The Coca-Cola Company’s global chairman and CEO, James Quincey, is set to lead a 220-member leadership team on a significant visit to India this week, highlighting the country’s growing importance for the beverage giant. India ranks as a top-five volume growth priority market for Coca-Cola, aiming to drive sales in mature markets like the US and Europe.
With a focus on engaging with government officials and bottling partners, including those operating a substantial portion of Coca-Cola’s bottling business in India, the teams are scheduled to convene in Goa. Alongside Quincey, the company’s president, John Murphy, and global chief marketing officer, Manuel Manolo Arroyo, will spearhead the discussions.
India’s emergence as a critical growth market is underscored by substantial investments in capacity-building, aimed at achieving balanced growth and profitability. However, concerns persist over the taxation of aerated drinks, with the category facing high GST rates despite low penetration levels.
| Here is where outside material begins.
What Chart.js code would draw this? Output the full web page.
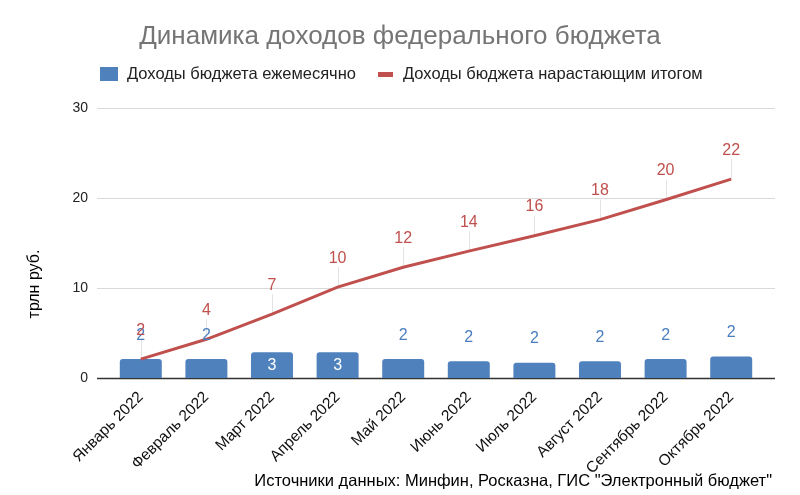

Despite challenges, Coca-Cola’s India business has exhibited robust growth in recent years, prompting significant capital investments to bolster capacity. In a notable move, Coca-Cola’s local bottling partner, Hindustan Coca-Cola Beverages (HCCB), announced a substantial Rs 3,000 crore investment in Gujarat in December 2023 to expand manufacturing operations for juices and aerated drinks.